Dear Annie: I am a 29-year-old intensive care nurse. I have been blessed with what many people would want, an amazing husband and daughter. But inside I am at a loss for words when it comes to facing how I can help my mother or surpass this hardship that my family has dealt with for so many years. To make this story short, my dad ended up having a double life and had two other kids while he was married to my mom. My half brother is two years older than I am. I didn't find out until I was 15.

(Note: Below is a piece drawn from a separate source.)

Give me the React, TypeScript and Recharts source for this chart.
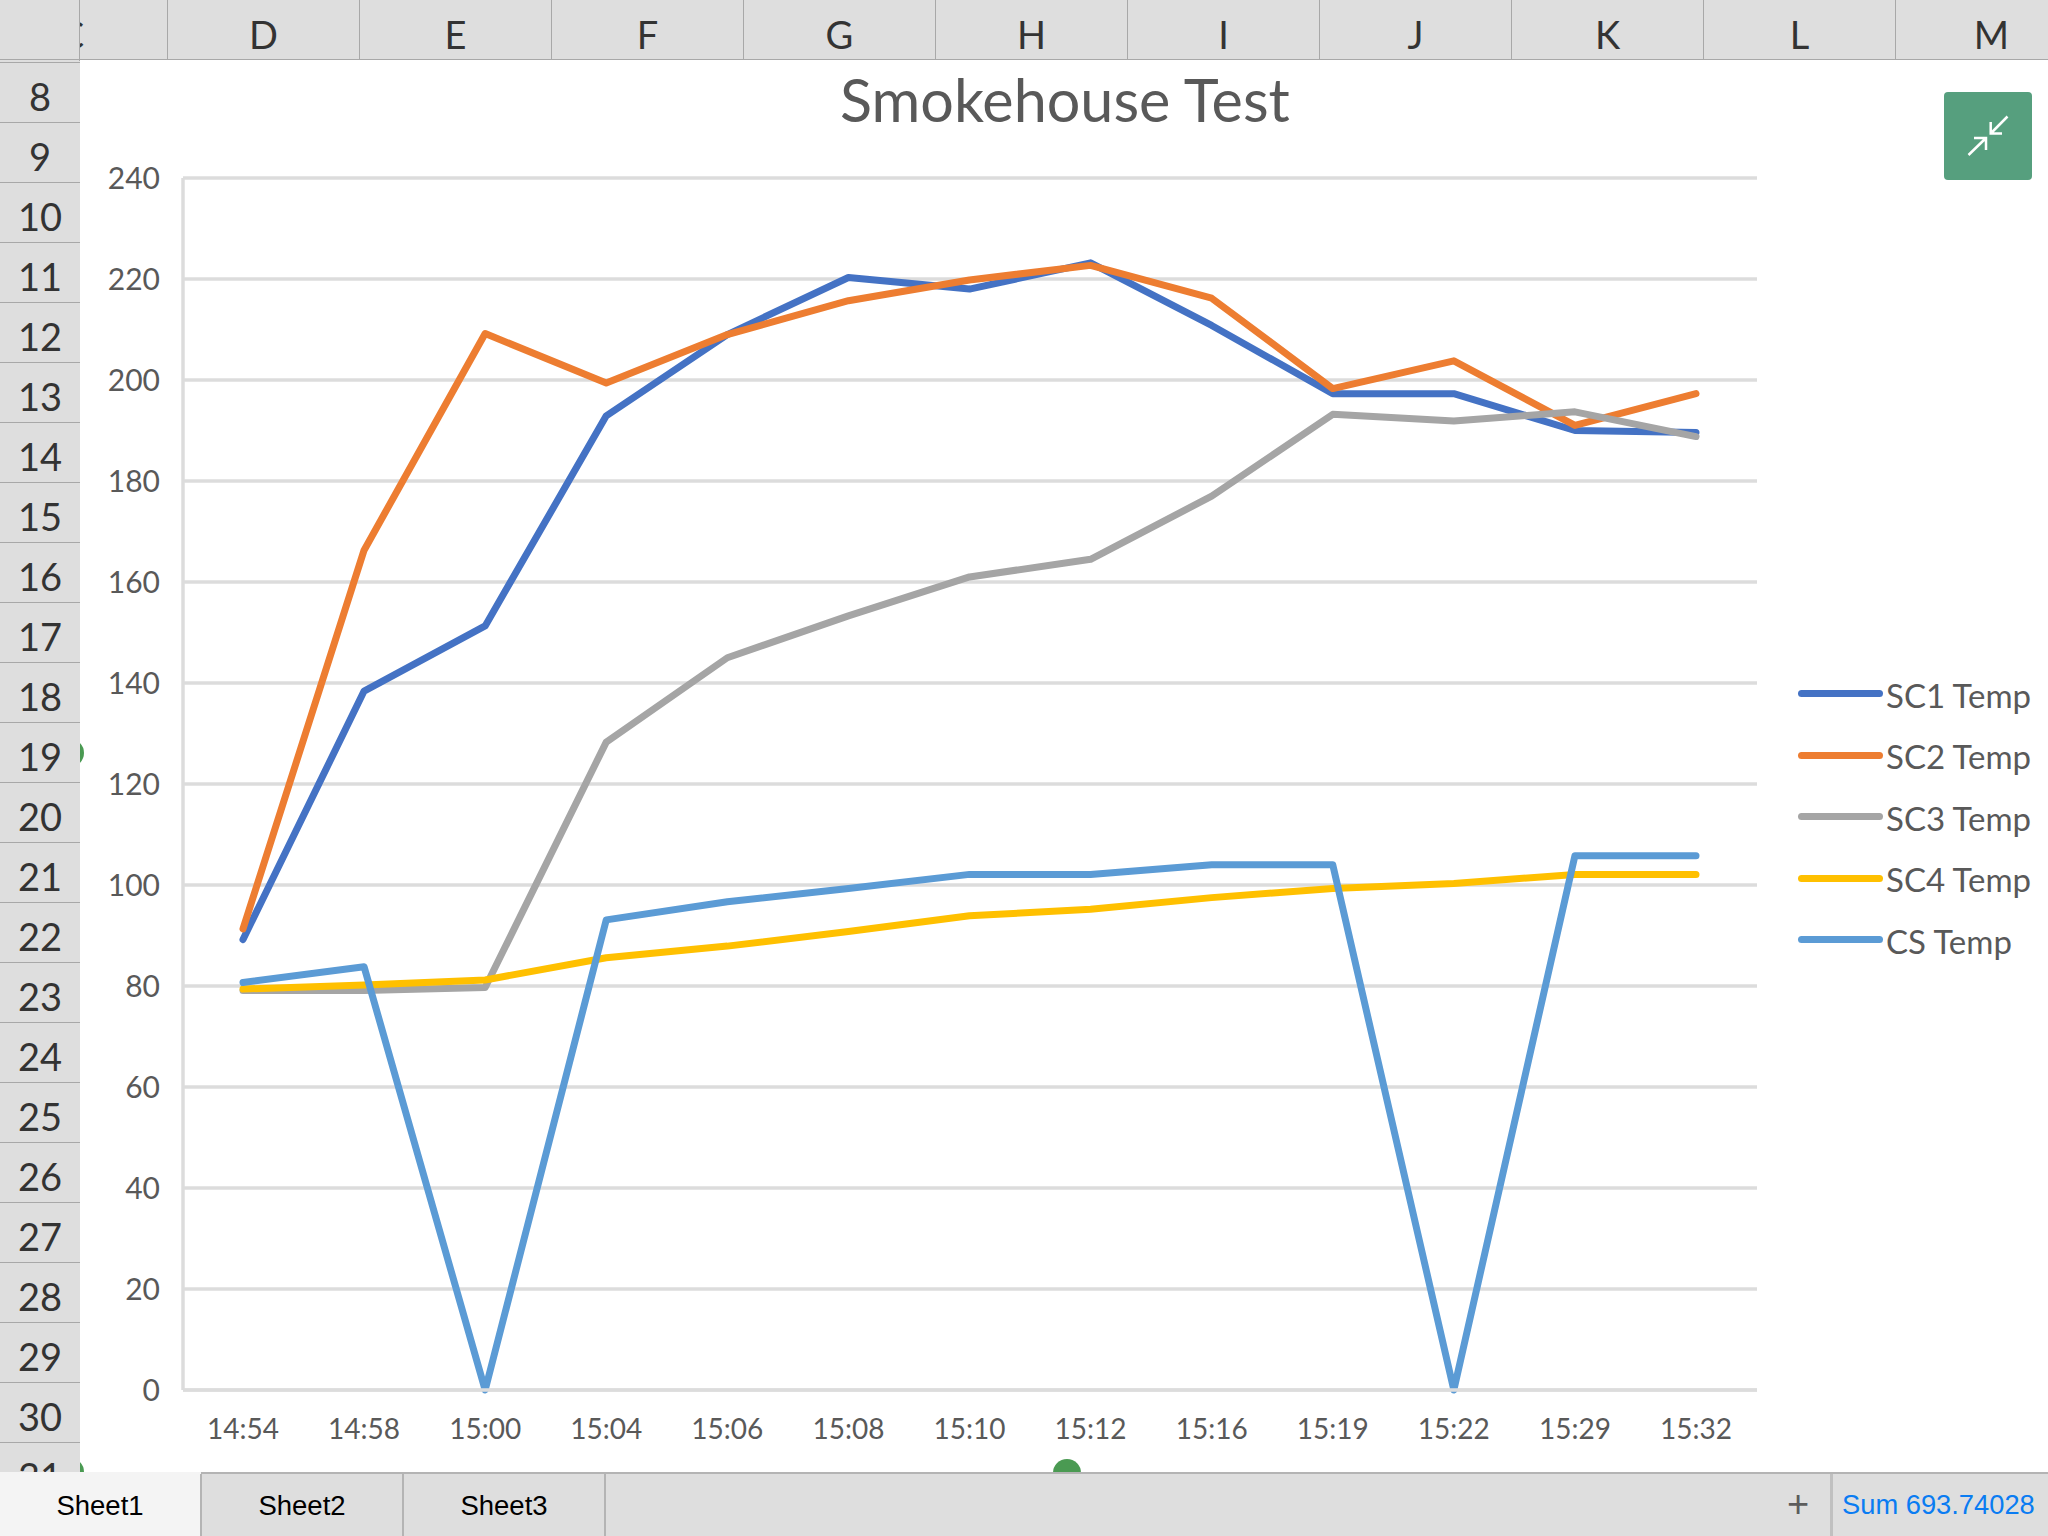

There was one night that still haunts me to this day, and it makes sense now that I'm older. I was 5 at the time and still remember it as if it were yesterday. We were at my uncle's. My elder brother grabbed my twin brother and me and rushed us out the door. He told us, through sobs, what he had just overheard our dad saying to his mistress. To see how much my mom cried that night and in the years afterward — I wish no one to bear that.
I'm an adult now. My mom put it in my head to never depend on a man and to always be independent. My dad now is living his life with his girlfriend, who is not even half the woman my mom is, yet my parents are still married. I have tried to reach out to him and have a relationship with him, but he always assumes I am against him because of my mom. Now that I am an adult, I see the person he is.
I have been blessed with a man who will do anything for my daughter and is always there for us. Annie, how do I help my mom to understand it's OK to move on? How can I show her that she deserves happiness and should move on with her life? My mom is everything to me, and I want her to be happy and to understand it's OK to let go of my dad, just as I have done. I will always love him, but it's best to love from a distance and pray that everything will work out. — Wanting to Help Mom Heal
Dear Wanting: You are a wonderful daughter and very sweet to be concerned about your mom. What your family went through was traumatic for all of you, and it was no doubt hurtful to your mom on many levels — as a mother wanting the father of her children to be there but also as a spouse whose love and trust were betrayed.
Sometimes when people go through intense traumas, they freeze, stuck in the moment of pain, paralyzed with fear. They never want to risk something terrible happening again. From what you've described, counseling is your mom's best bet at working past this. I would also recommend "Waking the Tiger," a book on trauma by Peter Levine.
You are wise not just beyond your years; you seem to have more emotional maturity than many people ever manage to develop. Your mother is blessed to have you in her life.